DVD Review: Female Prisoner #701 Scorpion: Beast Stable
The third in the Female Prisoner series and the last to be directed by Shunya Itô, Beast Stable is a visually spirited blood-spattered caper which introduces many new elements absent from the first two instalments. (Familiarity with the plot of the previous films is not a prerequisite for enjoying this one. Just know that the protagonist is angry for good reason.)
Having escaped from prison during a transfer, and sliced off the arm of one of her captors in the process, our heroine Matsu (the ever brilliant Meiko Kaji) lies low in a sordid district of Tokyo. She befriends Yuki, a well-meaning but, let’s face it, pretty unhinged prostitute who gives sexual favours to her own mentally retarded brother.
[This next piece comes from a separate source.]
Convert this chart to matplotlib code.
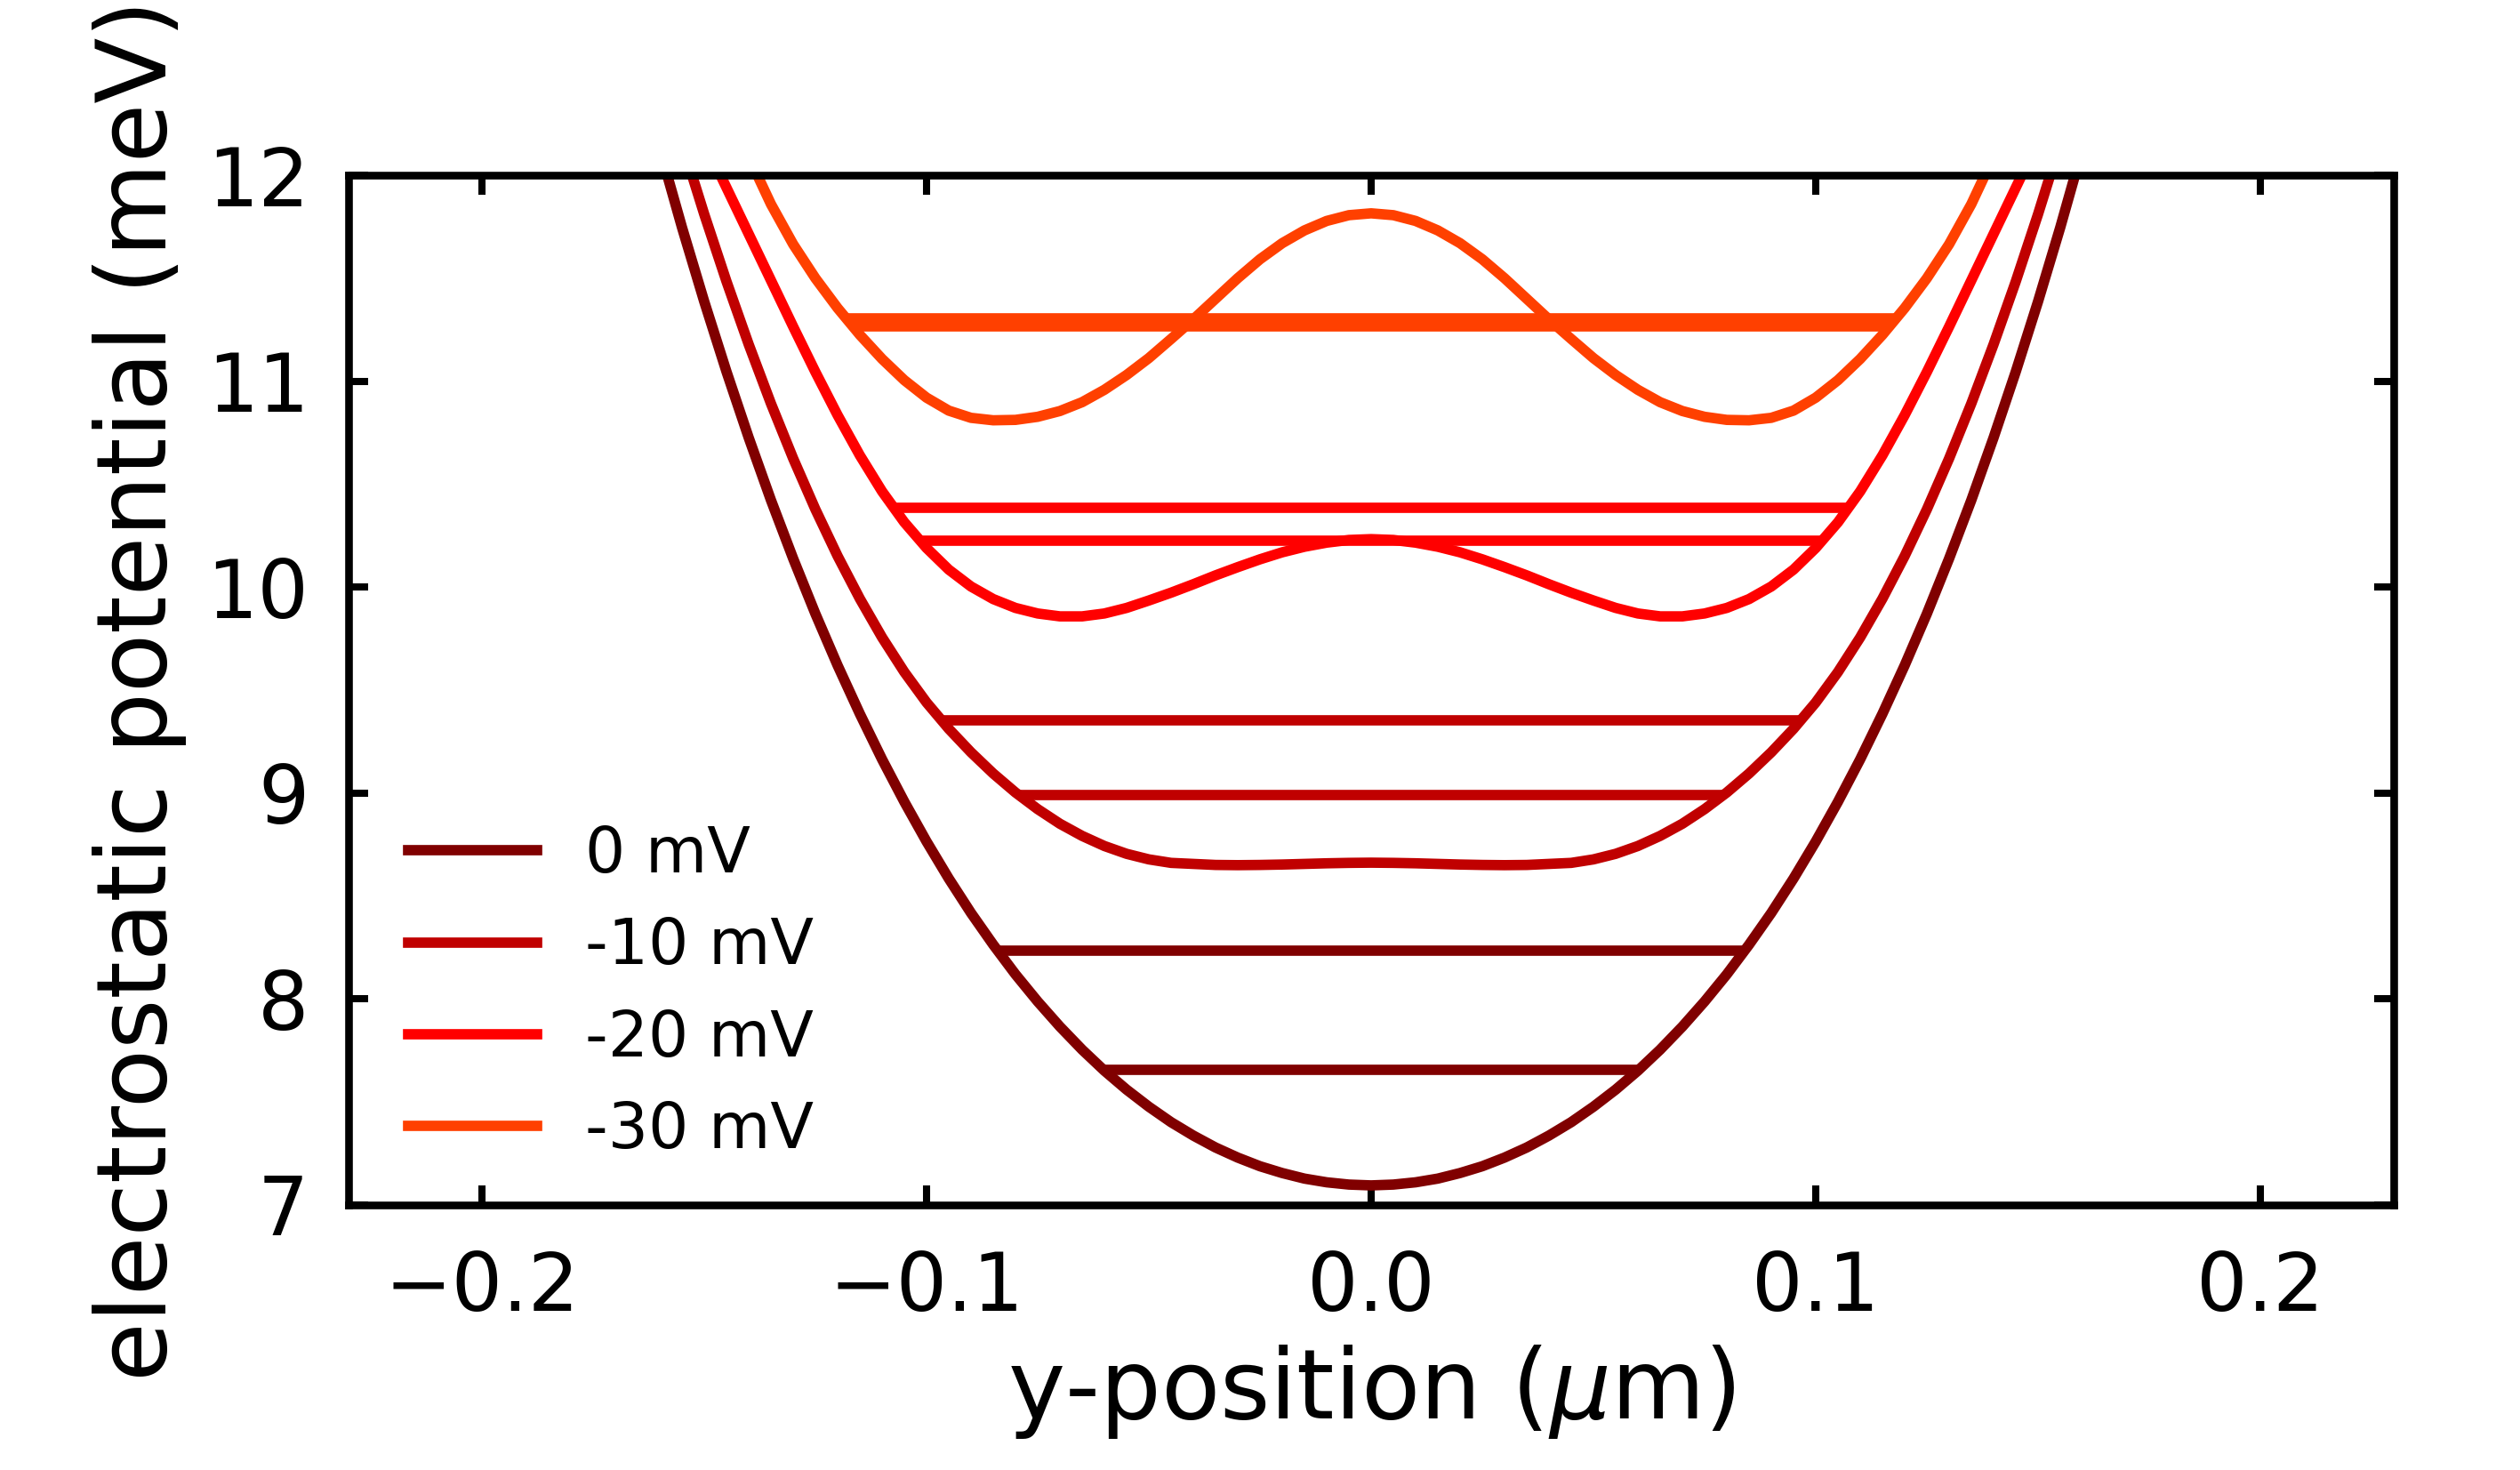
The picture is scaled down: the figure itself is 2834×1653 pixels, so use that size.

She is also, lest there still be a squalor shortfall, pregnant with the brother’s child.
Add to this mix another pregnant prostitute, a sadistic brothel madam, a few yakuza thugs and the one-armed cop now especially keen on doing unpleasant things to Matsu, and here is a cast with a high probability of cutting each other open as soon as is practical.
Beast Stable constitutes an uneasy combination of Japsploitation staples and a more reflective aspiration to emotional resonance, and is all the better for the unease. There are the wild Eros-and-Thanatos juxtapositions, the lurid brutality and the general psychosexual outrageousness of the previous two films. But there is also a clear attempt by Itô to inject some empathy into the sensationalist genre.
Yuki is a genuine friend to Matsu until a craven blackmail by the police forces her to betray the fugitive. For her part, when Matsu is not hacking at the flesh of her pursuers she is trying to protect the put-upon prostitutes from their ruthless employers. The friendship between Yuki and Matsu culminates in the most visually beautiful and subtle scene in the film, as lighted matches rain down on Matsu in the sewer where she hides.
This is broad-stroke cinema, and they’re blades not brushes. But Itô’s attempts to widen the remit of the genre are fairly successful. Fans of the series expecting more guilt-free jailhouse savagery (the first film was the inspiration for Tarantino’s disappointing Kill Bill) might be put off by the slower pace and more ruminant mood. Even they will agree, however, that Beast Stable is an intriguing addition to Itô’s and Kaji’s careers, and a unique mix of blood and sympathy.